- [Problem to solve]: Reproduce, character for character, the lines below from the first through the one with "import plotly.graph_objects as go". Leave pictures out.

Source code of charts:
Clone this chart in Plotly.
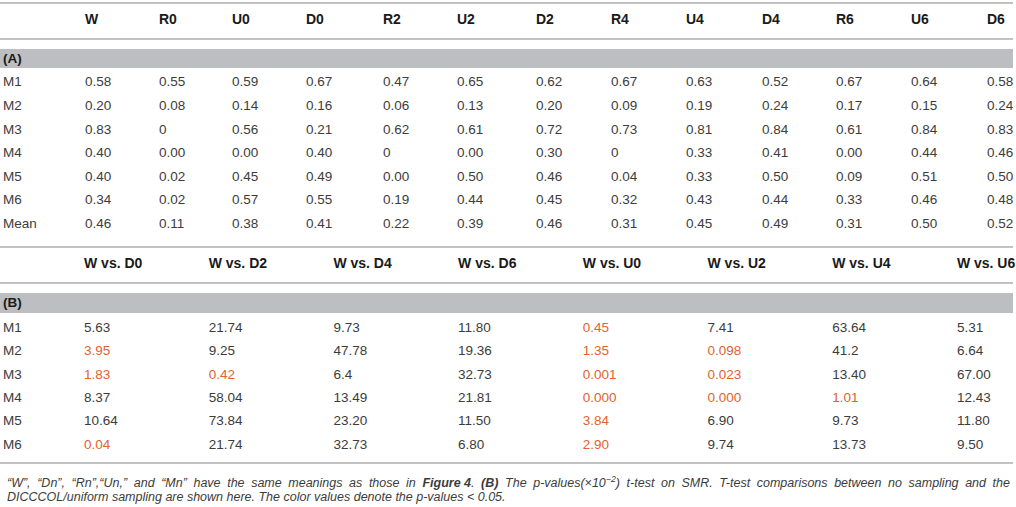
import plotly.graph_objects as go

# ---------------- data ----------------
cols_A = ["W", "R0", "U0", "D0", "R2", "U2", "D2", "R4", "U4", "D4", "R6", "U6", "D6"]
rows_A = ["M1", "M2", "M3", "M4", "M5", "M6", "Mean"]
W  = ["0.58", "0.20", "0.83", "0.40", "0.40", "0.34", "0.46"]
R0 = ["0.55", "0.08", "0", "0.00", "0.02", "0.02", "0.11"]
U0 = ["0.59", "0.14", "0.56", "0.00", "0.45", "0.57", "0.38"]
D0 = ["0.67", "0.16", "0.21", "0.40", "0.49", "0.55", "0.41"]
R2 = ["0.47", "0.06", "0.62", "0", "0.00", "0.19", "0.22"]
U2 = ["0.65", "0.13", "0.61", "0.00", "0.50", "0.44", "0.39"]
D2 = ["0.62", "0.20", "0.72", "0.30", "0.46", "0.45", "0.46"]
R4 = ["0.67", "0.09", "0.73", "0", "0.04", "0.32", "0.31"]
U4 = ["0.63", "0.19", "0.81", "0.33", "0.33", "0.43", "0.45"]
D4 = ["0.52", "0.24", "0.84", "0.41", "0.50", "0.44", "0.49"]
R6 = ["0.67", "0.17", "0.61", "0.00", "0.09", "0.33", "0.31"]
U6 = ["0.64", "0.15", "0.84", "0.44", "0.51", "0.46", "0.50"]
D6 = ["0.58", "0.24", "0.83", "0.46", "0.50", "0.48", "0.52"]
table_A = [W, R0, U0, D0, R2, U2, D2, R4, U4, D4, R6, U6, D6]

cols_B = ["W vs. D0", "W vs. D2", "W vs. D4", "W vs. D6",
          "W vs. U0", "W vs. U2", "W vs. U4", "W vs. U6"]
rows_B = ["M1", "M2", "M3", "M4", "M5", "M6"]
W_D0 = ["5.63", "3.95", "1.83", "8.37", "10.64", "0.04"]
W_D2 = ["21.74", "9.25", "0.42", "58.04", "73.84", "21.74"]
W_D4 = ["9.73", "47.78", "6.4", "13.49", "23.20", "32.73"]
W_D6 = ["11.80", "19.36", "32.73", "21.81", "11.50", "6.80"]
W_U0 = ["0.45", "1.35", "0.001", "0.000", "3.84", "2.90"]
W_U2 = ["7.41", "0.098", "0.023", "0.000", "6.90", "9.74"]
W_U4 = ["63.64", "41.2", "13.40", "1.01", "9.73", "13.73"]
W_U6 = ["5.31", "6.64", "67.00", "12.43", "11.80", "9.50"]
table_B = [W_D0, W_D2, W_D4, W_D6, W_U0, W_U2, W_U4, W_U6]
threshold = 5.0  # p < 0.05 in units of 1e-2

caption_1_words = ['\u201cW\u201d,', '\u201cDn\u201d,', '\u201cRn\u201d,\u201cUn,\u201d', 'and', '\u201cMn\u201d',
                   'have', 'the', 'same', 'meanings', 'as', 'those', 'in', '<b>Figure 4</b>.',
                   '<b>(B)</b>', 'The', 'p-values(\u00d710<sup>\u22122</sup>)', 't-test', 'on', 'SMR.',
                   'T-test', 'comparisons', 'between', 'no', 'sampling', 'and', 'the']
caption_2 = 'DICCCOL/uniform sampling are shown here. The color values denote the p-values &lt; 0.05.'

# ---------------- layout constants ----------------
W_PX, H_PX = 1016, 507
FONT = "Liberation Sans"
TXT = "#3c3c3c"
HEAD = "#1a1a1a"
HILITE = "#E0632E"
RULE = "#C2C2C2"
BAND = "#BDBEC1"
CAP_SIZE = 12.5
JUSTIFY_GAP = " \u2005"  # widened word gap to imitate the justified first line
DY = 1.5  # small vertical nudge for body rows

xA = [85, 159, 232, 306, 383, 457, 536, 611, 686, 762, 836, 911, 987]
xB = [84 + i * 124.7 for i in range(8)]
x_label = 3
yA_head, yA_band, yA0, yA_step = 20, (49, 68), 81.5 + DY, 23.6
yB_head, yB_band, yB0, yB_step = 264, (293, 313), 327 + DY, 23.4
rules = [3, 39, 247, 283, 463]

fig = go.Figure()

def text_trace(xs, ys, texts, color, size=13.5, bold=False):
    t = [f"<b>{s}</b>" if bold else s for s in texts]
    fig.add_trace(go.Scatter(
        x=xs, y=ys, text=t, mode="text",
        textposition="middle right",
        textfont=dict(family=FONT, size=size, color=color),
        hoverinfo="skip", showlegend=False, cliponaxis=False))

# Section A
text_trace(xA, [yA_head] * len(cols_A), cols_A, HEAD, size=14, bold=True)
yA = [yA0 + i * yA_step for i in range(len(rows_A))]
text_trace([x_label] * len(rows_A), yA, rows_A, TXT)
for j, col in enumerate(table_A):
    text_trace([xA[j]] * len(col), yA, col, TXT)

# Section B
text_trace(xB, [yB_head] * len(cols_B), cols_B, HEAD, size=14, bold=True)
yB = [yB0 + i * yB_step for i in range(len(rows_B))]
text_trace([x_label] * len(rows_B), yB, rows_B, TXT)
for j, col in enumerate(table_B):
    colors = [HILITE if float(v) < threshold else TXT for v in col]
    fig.add_trace(go.Scatter(
        x=[xB[j]] * len(col), y=yB, text=col, mode="text",
        textposition="middle right",
        textfont=dict(family=FONT, size=13.5, color=colors),
        hoverinfo="skip", showlegend=False, cliponaxis=False))

# Section labels
text_trace([x_label], [(yA_band[0] + yA_band[1]) / 2 + 1], ["(A)"], HEAD, bold=True)
text_trace([x_label], [(yB_band[0] + yB_band[1]) / 2 + 1], ["(B)"], HEAD, bold=True)

shapes = []
for y0, y1 in (yA_band, yB_band):
    shapes.append(dict(type="rect", xref="x", yref="y", x0=0, x1=1013, y0=y0, y1=y1,
                       fillcolor=BAND, line=dict(width=0), layer="below"))
for y in rules:
    shapes.append(dict(type="line", xref="x", yref="y", x0=0, x1=1013, y0=y, y1=y,
                       line=dict(color=RULE, width=2), layer="below"))

caption_1 = JUSTIFY_GAP.join(caption_1_words)
annotations = [
    dict(x=5, y=482, xref="x", yref="y", text=f"<i>{caption_1}</i>", showarrow=False,
         xanchor="left", yanchor="middle", font=dict(family=FONT, size=CAP_SIZE, color=TXT)),
    dict(x=5, y=497, xref="x", yref="y", text=f"<i>{caption_2}</i>", showarrow=False,
         xanchor="left", yanchor="middle", font=dict(family=FONT, size=CAP_SIZE, color=TXT)),
]

fig.update_layout(
    width=W_PX, height=H_PX,
    margin=dict(l=0, r=0, t=0, b=0),
    paper_bgcolor="white", plot_bgcolor="white",
    xaxis=dict(range=[0, W_PX], visible=False, fixedrange=True),
    yaxis=dict(range=[H_PX, 0], visible=False, fixedrange=True),
    shapes=shapes, annotations=annotations,
)

fig.write_html(
    "out.html",
    config={"displayModeBar": False},
    post_script="document.body.style.margin='0';document.body.style.padding='0';"
                "document.body.style.overflow='hidden';"
                "document.documentElement.style.overflow='hidden';",
)
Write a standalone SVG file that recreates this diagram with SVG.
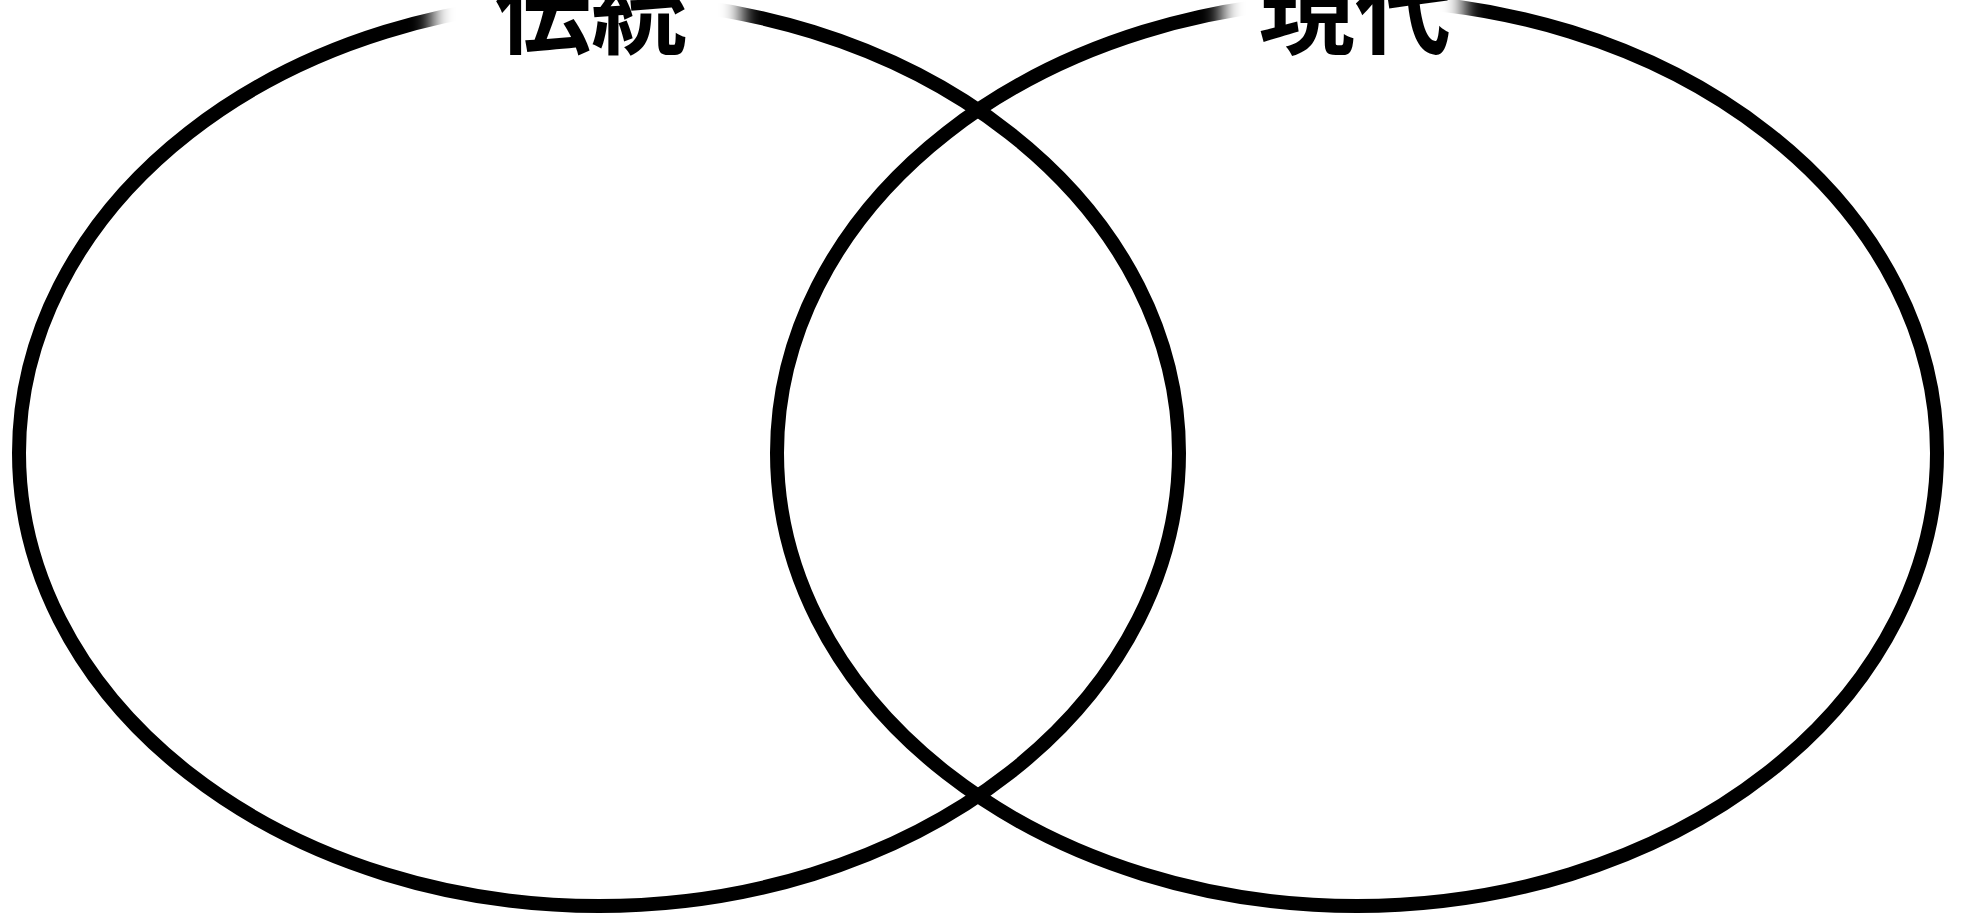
<svg xmlns="http://www.w3.org/2000/svg" width="1962" height="920" viewBox="0 0 1962 920">
  <style>
    .ring { fill: none; stroke: #000; stroke-width: 14; }
    .label { font-family: "Noto Sans CJK JP", "Noto Sans CJK SC", sans-serif; font-weight: 700; font-size: 96px; fill: #000; text-anchor: middle; }
    .halo { fill: #fff; filter: url(#soft); }
  </style>
  <defs>
    <filter id="soft" x="-20%" y="-50%" width="140%" height="200%">
      <feGaussianBlur stdDeviation="10"/>
    </filter>
  </defs>
  <rect width="1962" height="920" fill="#fff"/>
  <g id="set-tradition">
    <ellipse class="ring" cx="599" cy="453" rx="580" ry="453"/>
  </g>
  <g id="set-modern">
    <ellipse class="ring" cx="1357" cy="453" rx="580" ry="453"/>
  </g>
  <g id="label-tradition">
    <rect class="halo" x="432" y="-60" width="310" height="120"/>
    <text class="label" x="591" y="46">伝統</text>
  </g>
  <g id="label-modern">
    <rect class="halo" x="1222" y="-60" width="242" height="120"/>
    <text class="label" x="1355" y="46">現代</text>
  </g>
  <g id="connectors"></g>
</svg>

- [Task answer]:
Clone this chart in Plotly.
import plotly.graph_objects as go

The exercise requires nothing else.